Domestic gold prices surged toward the March 31 close, with MCX futures leaping nearly ₹37,000 in just three sessions to hit ₹1,48,090 per 10 grams. The rally gained further steam on Monday, as 24-carat futures climbed 2.53% to settle at ₹1,66,199, while the IBJA set evening rates at ₹1,67,471.

Internationally, the metal traded at $4,513 per ounce on March 30 (23:55). Analysts expect continued volatility for the final day of the month, forecasting a trading range between $4,376 and $4,577 as geopolitical tensions and currency fluctuations drive demand.

What triggered the surge

The current gold surge is fueled by a “perfect storm” of geopolitical conflict and currency weakness. Escalating Middle East tensions following U.S. and Israeli strikes on Iranian targets have ignited safe-haven demand, while President Trump’s commitment to a prolonged military campaign has spiked energy prices and fanned inflation fears.

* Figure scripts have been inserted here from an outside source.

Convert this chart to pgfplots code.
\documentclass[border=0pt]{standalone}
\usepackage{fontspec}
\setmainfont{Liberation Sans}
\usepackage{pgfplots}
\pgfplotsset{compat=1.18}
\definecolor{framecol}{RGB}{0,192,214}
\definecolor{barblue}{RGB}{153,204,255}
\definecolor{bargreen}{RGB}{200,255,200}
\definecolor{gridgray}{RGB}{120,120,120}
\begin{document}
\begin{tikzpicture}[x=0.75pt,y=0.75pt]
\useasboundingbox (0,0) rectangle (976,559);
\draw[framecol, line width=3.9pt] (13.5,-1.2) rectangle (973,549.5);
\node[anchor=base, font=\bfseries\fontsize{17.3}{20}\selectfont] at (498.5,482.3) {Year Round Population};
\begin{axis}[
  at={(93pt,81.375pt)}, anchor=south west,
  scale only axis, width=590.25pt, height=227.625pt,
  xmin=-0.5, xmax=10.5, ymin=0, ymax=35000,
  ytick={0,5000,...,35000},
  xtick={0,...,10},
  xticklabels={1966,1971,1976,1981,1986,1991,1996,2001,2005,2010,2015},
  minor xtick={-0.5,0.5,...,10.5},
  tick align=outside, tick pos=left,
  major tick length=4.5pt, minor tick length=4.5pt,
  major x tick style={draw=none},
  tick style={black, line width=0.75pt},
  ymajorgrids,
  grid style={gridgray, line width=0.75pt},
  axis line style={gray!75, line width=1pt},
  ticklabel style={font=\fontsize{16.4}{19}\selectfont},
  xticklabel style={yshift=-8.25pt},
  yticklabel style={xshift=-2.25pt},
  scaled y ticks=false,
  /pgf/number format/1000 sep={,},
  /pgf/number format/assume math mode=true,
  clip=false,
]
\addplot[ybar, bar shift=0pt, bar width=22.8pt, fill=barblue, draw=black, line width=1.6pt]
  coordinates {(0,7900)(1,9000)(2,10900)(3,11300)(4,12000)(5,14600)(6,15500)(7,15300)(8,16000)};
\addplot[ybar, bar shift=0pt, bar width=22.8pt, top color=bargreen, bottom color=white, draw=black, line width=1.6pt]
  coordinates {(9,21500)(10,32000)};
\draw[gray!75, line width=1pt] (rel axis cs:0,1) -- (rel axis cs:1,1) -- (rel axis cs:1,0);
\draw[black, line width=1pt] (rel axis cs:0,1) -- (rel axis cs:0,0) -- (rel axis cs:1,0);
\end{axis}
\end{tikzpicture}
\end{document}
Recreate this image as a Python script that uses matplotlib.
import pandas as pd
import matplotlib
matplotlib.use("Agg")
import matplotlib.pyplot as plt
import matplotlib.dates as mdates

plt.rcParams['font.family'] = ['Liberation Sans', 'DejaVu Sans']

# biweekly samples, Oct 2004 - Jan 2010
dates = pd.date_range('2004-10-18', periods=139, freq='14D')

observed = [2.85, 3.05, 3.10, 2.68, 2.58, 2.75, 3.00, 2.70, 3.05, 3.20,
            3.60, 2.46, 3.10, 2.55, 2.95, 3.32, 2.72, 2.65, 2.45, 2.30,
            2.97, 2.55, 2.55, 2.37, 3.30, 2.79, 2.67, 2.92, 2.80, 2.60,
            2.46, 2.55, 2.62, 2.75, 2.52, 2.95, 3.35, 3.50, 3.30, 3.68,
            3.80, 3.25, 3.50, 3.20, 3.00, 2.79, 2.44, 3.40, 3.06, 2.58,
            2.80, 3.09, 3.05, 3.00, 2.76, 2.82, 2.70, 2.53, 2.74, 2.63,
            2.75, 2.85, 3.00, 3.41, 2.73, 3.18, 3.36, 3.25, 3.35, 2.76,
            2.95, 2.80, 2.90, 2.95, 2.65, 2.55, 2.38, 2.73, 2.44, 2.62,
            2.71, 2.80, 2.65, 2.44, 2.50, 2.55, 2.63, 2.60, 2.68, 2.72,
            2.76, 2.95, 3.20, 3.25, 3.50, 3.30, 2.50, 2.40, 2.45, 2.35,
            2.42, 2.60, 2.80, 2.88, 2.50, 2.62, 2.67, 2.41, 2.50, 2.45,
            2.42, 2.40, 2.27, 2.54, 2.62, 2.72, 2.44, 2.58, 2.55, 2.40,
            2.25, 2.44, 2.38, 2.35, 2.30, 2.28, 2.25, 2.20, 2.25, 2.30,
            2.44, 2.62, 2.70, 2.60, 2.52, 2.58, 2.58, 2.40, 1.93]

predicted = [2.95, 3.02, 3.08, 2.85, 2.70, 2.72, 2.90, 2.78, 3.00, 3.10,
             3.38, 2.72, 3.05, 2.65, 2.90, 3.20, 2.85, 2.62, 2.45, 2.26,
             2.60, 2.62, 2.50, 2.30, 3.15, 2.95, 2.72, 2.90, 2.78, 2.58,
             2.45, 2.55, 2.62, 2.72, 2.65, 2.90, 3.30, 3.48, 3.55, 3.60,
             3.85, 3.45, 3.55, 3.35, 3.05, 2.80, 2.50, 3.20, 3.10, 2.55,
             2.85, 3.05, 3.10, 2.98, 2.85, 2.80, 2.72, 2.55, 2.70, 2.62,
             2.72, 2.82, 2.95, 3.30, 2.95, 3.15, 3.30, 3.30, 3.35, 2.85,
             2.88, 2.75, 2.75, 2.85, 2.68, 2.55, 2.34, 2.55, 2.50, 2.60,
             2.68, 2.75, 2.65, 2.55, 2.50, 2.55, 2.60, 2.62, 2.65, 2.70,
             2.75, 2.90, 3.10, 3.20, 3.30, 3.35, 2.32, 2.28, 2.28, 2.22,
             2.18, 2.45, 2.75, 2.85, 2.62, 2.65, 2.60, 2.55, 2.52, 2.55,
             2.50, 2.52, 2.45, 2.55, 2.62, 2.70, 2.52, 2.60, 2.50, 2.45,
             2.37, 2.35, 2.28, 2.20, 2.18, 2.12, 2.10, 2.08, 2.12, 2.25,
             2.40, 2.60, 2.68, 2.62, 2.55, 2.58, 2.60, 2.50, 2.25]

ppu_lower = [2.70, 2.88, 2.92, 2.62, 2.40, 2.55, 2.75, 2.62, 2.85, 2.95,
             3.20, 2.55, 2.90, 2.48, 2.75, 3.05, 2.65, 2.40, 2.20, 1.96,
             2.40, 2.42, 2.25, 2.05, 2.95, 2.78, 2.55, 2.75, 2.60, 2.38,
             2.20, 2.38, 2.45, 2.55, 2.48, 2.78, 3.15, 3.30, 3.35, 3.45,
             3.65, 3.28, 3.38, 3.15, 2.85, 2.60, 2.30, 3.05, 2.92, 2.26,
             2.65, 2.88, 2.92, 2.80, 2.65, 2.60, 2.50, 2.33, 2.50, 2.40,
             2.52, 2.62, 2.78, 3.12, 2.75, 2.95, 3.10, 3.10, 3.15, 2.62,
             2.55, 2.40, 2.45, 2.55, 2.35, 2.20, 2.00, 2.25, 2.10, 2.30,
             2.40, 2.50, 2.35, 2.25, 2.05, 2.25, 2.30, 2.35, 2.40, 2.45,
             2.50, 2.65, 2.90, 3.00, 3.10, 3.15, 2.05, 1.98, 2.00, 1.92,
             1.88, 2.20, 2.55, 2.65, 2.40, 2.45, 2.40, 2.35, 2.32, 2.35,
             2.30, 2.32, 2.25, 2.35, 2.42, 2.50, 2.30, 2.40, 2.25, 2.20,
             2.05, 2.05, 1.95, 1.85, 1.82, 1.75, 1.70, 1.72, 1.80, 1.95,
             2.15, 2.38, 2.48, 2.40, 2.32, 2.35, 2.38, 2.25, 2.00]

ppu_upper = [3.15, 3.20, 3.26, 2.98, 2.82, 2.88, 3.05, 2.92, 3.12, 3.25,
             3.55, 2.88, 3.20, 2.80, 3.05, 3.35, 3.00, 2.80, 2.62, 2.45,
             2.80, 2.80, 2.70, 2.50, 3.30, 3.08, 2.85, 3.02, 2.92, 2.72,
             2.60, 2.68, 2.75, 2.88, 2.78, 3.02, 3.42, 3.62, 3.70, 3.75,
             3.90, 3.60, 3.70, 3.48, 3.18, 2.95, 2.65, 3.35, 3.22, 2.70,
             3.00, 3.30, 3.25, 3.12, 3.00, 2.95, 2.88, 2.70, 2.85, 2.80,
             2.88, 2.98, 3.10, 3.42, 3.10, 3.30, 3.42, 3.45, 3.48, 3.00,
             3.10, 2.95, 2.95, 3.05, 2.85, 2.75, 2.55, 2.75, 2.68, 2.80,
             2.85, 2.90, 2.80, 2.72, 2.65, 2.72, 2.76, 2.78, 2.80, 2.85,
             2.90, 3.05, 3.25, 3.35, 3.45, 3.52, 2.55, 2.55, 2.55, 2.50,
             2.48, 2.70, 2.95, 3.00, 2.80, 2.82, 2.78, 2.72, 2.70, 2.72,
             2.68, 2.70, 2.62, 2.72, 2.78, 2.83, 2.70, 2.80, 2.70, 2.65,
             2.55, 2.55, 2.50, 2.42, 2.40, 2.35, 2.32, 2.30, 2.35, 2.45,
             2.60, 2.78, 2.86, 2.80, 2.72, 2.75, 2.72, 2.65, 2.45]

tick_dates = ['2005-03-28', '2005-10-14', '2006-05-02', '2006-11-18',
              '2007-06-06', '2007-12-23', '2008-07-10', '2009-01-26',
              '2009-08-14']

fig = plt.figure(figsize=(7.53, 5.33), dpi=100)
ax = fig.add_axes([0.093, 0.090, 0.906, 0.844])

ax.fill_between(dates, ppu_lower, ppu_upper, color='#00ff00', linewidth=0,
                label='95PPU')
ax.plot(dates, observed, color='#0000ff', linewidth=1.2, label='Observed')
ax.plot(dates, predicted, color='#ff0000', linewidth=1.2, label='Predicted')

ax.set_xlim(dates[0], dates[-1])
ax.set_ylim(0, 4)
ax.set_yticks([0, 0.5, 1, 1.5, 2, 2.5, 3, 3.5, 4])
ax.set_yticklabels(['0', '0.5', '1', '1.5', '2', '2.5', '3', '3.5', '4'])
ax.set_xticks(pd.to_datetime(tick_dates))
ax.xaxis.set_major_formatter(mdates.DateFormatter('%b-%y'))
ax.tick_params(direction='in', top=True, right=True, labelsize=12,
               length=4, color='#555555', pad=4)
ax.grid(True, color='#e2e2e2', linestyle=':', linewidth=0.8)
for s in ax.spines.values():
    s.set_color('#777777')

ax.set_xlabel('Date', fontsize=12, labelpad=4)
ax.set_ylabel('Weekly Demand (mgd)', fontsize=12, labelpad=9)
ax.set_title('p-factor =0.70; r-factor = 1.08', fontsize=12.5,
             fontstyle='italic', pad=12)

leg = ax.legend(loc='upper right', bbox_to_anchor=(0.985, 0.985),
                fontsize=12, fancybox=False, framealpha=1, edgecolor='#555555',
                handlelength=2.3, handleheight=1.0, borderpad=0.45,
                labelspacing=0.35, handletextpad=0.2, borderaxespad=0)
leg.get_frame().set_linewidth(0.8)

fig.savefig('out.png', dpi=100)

This global rally is further intensified for Indian consumers by a domestic currency crisis; with the rupee plunging to a record low of ₹95 against the dollar, the rising cost of dollar-denominated imports is driving local gold prices far beyond international benchmarks.

Why volatility isn’t going away

Gold remains gripped by extreme volatility as the market shifts from traditional macroeconomics to unpredictable, sentiment-driven swings. This instability was highlighted in late January when the metal shed $2 trillion in market capitalization in just two hours after peaking at a record $5,600. 

Recent activity underscores this “sudden-death” price action; on March 27, active futures swung from an open of $4,403.90 to a high of $4,585.30. With high trading volumes and shifting interest rate expectations, experts warn that prices remain vulnerable to steep, rapid corrections in either direction.

What’s next for March 31 and beyond

Markets brace for continued volatility on March 31 as investors await critical U.S. JOLTS and unemployment data, which are expected to dictate the Federal Reserve’s next interest rate move. 

While RBC Capital Markets projects a steady climb to $4,800 by year-end, J.P. Morgan has issued a hyper-bullish $6,300 target for 2026, citing aggressive central bank buying. 

For Indian investors, the near-term trajectory depends on the stabilization of the rupee and the evolution of Middle East tensions, though the arrival of the domestic wedding season is expected to provide a floor for prices through robust physical demand.